**Exercise description**
Starting at the top of the listing, extract every line up to and including the one with "var preFid = [672, 757, 802, 830, 834];". Pictures stay out of the copy.

**Source material**
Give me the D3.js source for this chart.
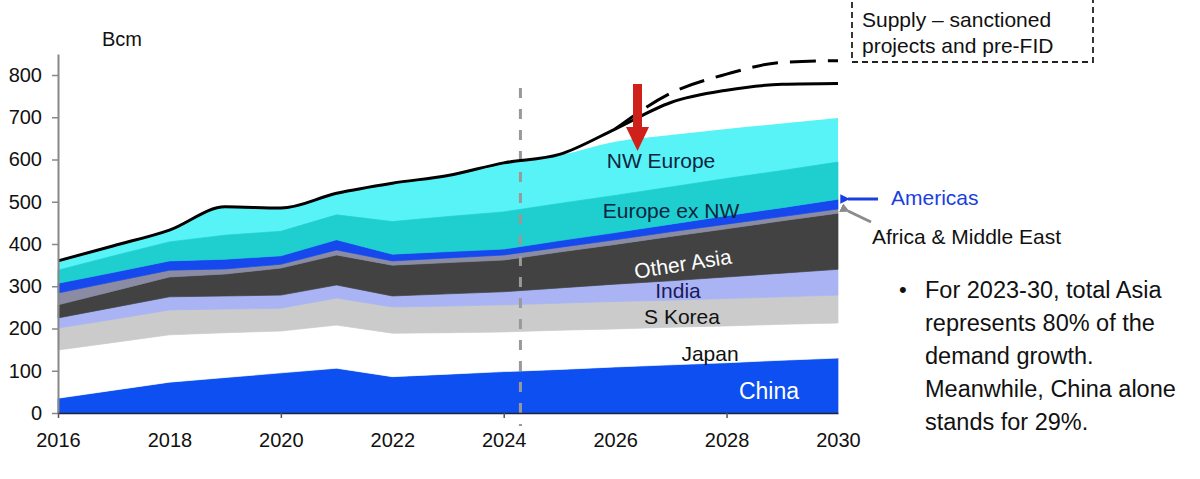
<!DOCTYPE html>
<html>
<head>
<meta charset="utf-8">
<script src="https://cdn.jsdelivr.net/npm/d3@7"></script>
<style>
  body { margin: 0; background: #fff; }
  svg { font-family: "Liberation Sans", Arial, sans-serif; }
</style>
</head>
<body>
<svg></svg>
<script>
// data (Bcm)
var years = [2016, 2017, 2018, 2019, 2020, 2021, 2022, 2023, 2024, 2025, 2026, 2027, 2028, 2029, 2030];
var china     = [35, 54, 73, 84, 95, 106, 86, 92, 98, 103, 109, 114, 119, 125, 130];
var japan     = [114, 113, 112, 106, 99, 102, 103, 98, 94, 93, 90, 89, 87, 85, 83];
var sKorea    = [52, 55, 59, 56, 54, 64, 62, 63, 64, 64, 65, 64, 65, 65, 66];
var india     = [24, 28, 31, 31, 31, 31, 26, 29, 31, 36, 41, 46, 51, 56, 61];
var otherAsia = [31, 39, 47, 52, 64, 71, 73, 74, 75, 85, 94, 105, 114, 124, 133];
var africaME  = [28, 22, 16, 12, 9, 12, 10, 11, 12, 11, 11, 11, 11, 10, 10];
var americas  = [23, 22, 22, 23, 20, 24, 16, 15, 14, 16, 17, 18, 20, 21, 23];
var europeExNW = [31, 39, 45, 57, 58, 59, 77, 83, 88, 88, 88, 88, 88, 88, 88];
var nwEurope  = [22, 24, 28, 67, 55, 51, 91, 97, 116, 114, 127, 123, 117, 111, 104];

var supply = [360, 396, 433, 488, 485, 520, 544, 562, 592, 612, 672, 735, 764, 778, 780];
var preFidYears = [2026, 2027, 2028, 2029, 2030];
var preFid = [672, 757, 802, 830, 834];

var keys = ["China", "Japan", "S Korea", "India", "Other Asia", "Africa & Middle East", "Americas", "Europe ex NW", "NW Europe"];
var series = [china, japan, sKorea, india, otherAsia, africaME, americas, europeExNW, nwEurope];
var colors = ["#0d4ff0", "#ffffff", "#cbcbcb", "#aab4f4", "#424242", "#8b8ba3", "#1648ee", "#1fcfd0", "#58f3f6"];

var xTicks = [2016, 2018, 2020, 2022, 2024, 2026, 2028, 2030];
var yTicks = [0, 100, 200, 300, 400, 500, 600, 700, 800];

// basic settings
var svgWidth = 1200, svgHeight = 479;
var left = 58, right = 838, bottom = 413;

var svg = d3.select('svg')
  .attr('width', svgWidth)
  .attr('height', svgHeight);

var x = d3.scaleLinear().domain([2016, 2030]).range([left, right]);
var y = d3.scaleLinear().domain([0, 850]).range([bottom, bottom - 850 * 0.4225]);

var rows = years.map(function(yr, i) {
  var r = { year: yr };
  keys.forEach(function(k, j) { r[k] = series[j][i]; });
  return r;
});

var stacked = d3.stack().keys(keys)(rows);
var topLayer = stacked[stacked.length - 1];

// the top layer gets the smooth edge of the total line, drawn as a backdrop
svg.append('path')
  .attr('d', d3.area()
    .x(function(d) { return x(d.data.year); })
    .y0(y(0))
    .y1(function(d) { return y(d[1]); })
    .curve(d3.curveMonotoneX)(topLayer))
  .attr('fill', colors[colors.length - 1]);

var area = d3.area()
  .x(function(d) { return x(d.data.year); })
  .y0(function(d) { return y(d[0]); })
  .y1(function(d) { return y(d[1]); });

svg.append('g').selectAll('path')
  .data(stacked.slice(0, -1))
  .enter()
  .append('path')
  .attr('d', area)
  .attr('fill', function(d, i) { return colors[i]; })
  .attr('stroke', function(d, i) { return colors[i]; })
  .attr('stroke-width', 0.7);

// forecast marker
svg.append('line')
  .attr('x1', x(2024.3)).attr('x2', x(2024.3))
  .attr('y1', 88).attr('y2', 426)
  .attr('stroke', '#999')
  .attr('stroke-width', 3)
  .attr('stroke-dasharray', '10,11');

// supply lines
var line = d3.line()
  .x(function(d) { return x(d[0]); })
  .y(function(d) { return y(d[1]); })
  .curve(d3.curveMonotoneX);

svg.append('path')
  .attr('d', line(years.map(function(yr, i) { return [yr, supply[i]]; })))
  .attr('fill', 'none')
  .attr('stroke', '#000')
  .attr('stroke-width', 3);

svg.append('path')
  .attr('d', line(preFidYears.map(function(yr, i) { return [yr, preFid[i]]; })))
  .attr('fill', 'none')
  .attr('stroke', '#000')
  .attr('stroke-width', 3)
  .attr('stroke-dasharray', '26,12');

// axes
var yAxis = d3.axisLeft(y)
  .tickValues(yTicks)
  .tickSize(6)
  .tickSizeOuter(0)
  .tickPadding(10);

var yAxisEle = svg.append('g')
  .attr('transform', 'translate(' + left + ',0)')
  .call(yAxis);
yAxisEle.select('.domain').attr('stroke', '#888').attr('stroke-width', 2);
yAxisEle.selectAll('line').attr('stroke', '#888').attr('stroke-width', 1.5);
yAxisEle.selectAll('text').attr('font-size', 20).attr('fill', '#111').attr('font-family', null);

var xAxis = d3.axisBottom(x)
  .tickValues(xTicks)
  .tickFormat(d3.format('d'))
  .tickSize(5)
  .tickSizeOuter(0)
  .tickPadding(15);

var xAxisEle = svg.append('g')
  .attr('transform', 'translate(0,' + bottom + ')')
  .call(xAxis);
xAxisEle.select('.domain').attr('stroke', '#223').attr('stroke-width', 1.5);
xAxisEle.selectAll('line')
  .attr('stroke', '#555')
  .attr('stroke-width', 1.5)
  .attr('display', function(d) { return d % 4 === 0 ? null : 'none'; });
xAxisEle.selectAll('text').attr('font-size', 20).attr('fill', '#111').attr('font-family', null);

svg.append('text')
  .attr('x', 102).attr('y', 46)
  .attr('font-size', 20).attr('fill', '#111')
  .text('Bcm');

// area labels
var labels = [
  { t: 'NW Europe', x: 661, y: 168, c: '#0b2440', s: 21, r: 0 },
  { t: 'Europe ex NW', x: 671, y: 218, c: '#0b2440', s: 21, r: 0 },
  { t: 'Other Asia', x: 684, y: 271, c: '#fff', s: 21, r: -9 },
  { t: 'India', x: 678, y: 298, c: '#1a1a5a', s: 21, r: 0 },
  { t: 'S Korea', x: 682, y: 324, c: '#111', s: 21, r: 0 },
  { t: 'Japan', x: 710, y: 361, c: '#111', s: 21, r: 0 },
  { t: 'China', x: 769, y: 399, c: '#fff', s: 23, r: 0 }
];

svg.append('g').selectAll('text')
  .data(labels)
  .enter()
  .append('text')
  .attr('transform', function(d) { return 'translate(' + d.x + ',' + d.y + ') rotate(' + d.r + ')'; })
  .attr('text-anchor', 'middle')
  .attr('font-size', function(d) { return d.s; })
  .attr('fill', function(d) { return d.c; })
  .text(function(d) { return d.t; });

// red arrow
svg.append('path')
  .attr('d', 'M633,84 L642,84 L642,127 L649,127 L637.5,151 L626,127 L633,127 Z')
  .attr('fill', '#d0201c');

// side arrows
svg.append('defs').selectAll('marker')
  .data([['blueHead', '#1a3fe0'], ['grayHead', '#8c8c8c']])
  .enter()
  .append('marker')
  .attr('id', function(d) { return d[0]; })
  .attr('viewBox', '0 0 10 10')
  .attr('refX', 2).attr('refY', 5)
  .attr('markerWidth', 3.2).attr('markerHeight', 3.2)
  .attr('orient', 'auto')
  .append('path')
  .attr('d', 'M10,0 L0,5 L10,10 Z')
  .attr('fill', function(d) { return d[1]; });

svg.append('line')
  .attr('x1', 878).attr('y1', 199).attr('x2', 848).attr('y2', 199)
  .attr('stroke', '#1a3fe0').attr('stroke-width', 3)
  .attr('marker-end', 'url(#blueHead)');

svg.append('line')
  .attr('x1', 871).attr('y1', 222).attr('x2', 848).attr('y2', 211)
  .attr('stroke', '#8c8c8c').attr('stroke-width', 3)
  .attr('marker-end', 'url(#grayHead)');

svg.append('text')
  .attr('x', 891).attr('y', 205)
  .attr('font-size', 21).attr('fill', '#1a3fe0')
  .text('Americas');

svg.append('text')
  .attr('x', 872).attr('y', 244)
  .attr('font-size', 21).attr('fill', '#111')
  .text('Africa & Middle East');

// supply legend box
svg.append('rect')
  .attr('x', 852).attr('y', -2)
  .attr('width', 241).attr('height', 64)
  .attr('fill', 'none')
  .attr('stroke', '#222')
  .attr('stroke-width', 1.8)
  .attr('stroke-dasharray', '6,4');

svg.append('text')
  .attr('x', 862).attr('y', 27)
  .attr('font-size', 21).attr('fill', '#111')
  .text('Supply \u2013 sanctioned');

svg.append('text')
  .attr('x', 862).attr('y', 53)
  .attr('font-size', 21).attr('fill', '#111')
  .text('projects and pre-FID');

// bullet note
var note = ['For 2023-30, total Asia', 'represents 80% of the', 'demand growth.', 'Meanwhile, China alone', 'stands for 29%.'];

svg.append('text')
  .attr('x', 899).attr('y', 297)
  .attr('font-size', 22).attr('fill', '#111')
  .text('\u2022');

svg.append('g').selectAll('text')
  .data(note)
  .enter()
  .append('text')
  .attr('x', 925)
  .attr('y', function(d, i) { return 298 + i * 33; })
  .attr('font-size', 23.5)
  .attr('fill', '#111')
  .text(function(d) { return d; });
</script>
</body>
</html>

**Task response**
Give me the D3.js source for this chart.
<!DOCTYPE html>
<html>
<head>
<meta charset="utf-8">
<script src="https://cdn.jsdelivr.net/npm/d3@7"></script>
<style>
  body { margin: 0; background: #fff; }
  svg { font-family: "Liberation Sans", Arial, sans-serif; }
</style>
</head>
<body>
<svg></svg>
<script>
// data (Bcm)
var years = [2016, 2017, 2018, 2019, 2020, 2021, 2022, 2023, 2024, 2025, 2026, 2027, 2028, 2029, 2030];
var china     = [35, 54, 73, 84, 95, 106, 86, 92, 98, 103, 109, 114, 119, 125, 130];
var japan     = [114, 113, 112, 106, 99, 102, 103, 98, 94, 93, 90, 89, 87, 85, 83];
var sKorea    = [52, 55, 59, 56, 54, 64, 62, 63, 64, 64, 65, 64, 65, 65, 66];
var india     = [24, 28, 31, 31, 31, 31, 26, 29, 31, 36, 41, 46, 51, 56, 61];
var otherAsia = [31, 39, 47, 52, 64, 71, 73, 74, 75, 85, 94, 105, 114, 124, 133];
var africaME  = [28, 22, 16, 12, 9, 12, 10, 11, 12, 11, 11, 11, 11, 10, 10];
var americas  = [23, 22, 22, 23, 20, 24, 16, 15, 14, 16, 17, 18, 20, 21, 23];
var europeExNW = [31, 39, 45, 57, 58, 59, 77, 83, 88, 88, 88, 88, 88, 88, 88];
var nwEurope  = [22, 24, 28, 67, 55, 51, 91, 97, 116, 114, 127, 123, 117, 111, 104];

var supply = [360, 396, 433, 488, 485, 520, 544, 562, 592, 612, 672, 735, 764, 778, 780];
var preFidYears = [2026, 2027, 2028, 2029, 2030];
var preFid = [672, 757, 802, 830, 834];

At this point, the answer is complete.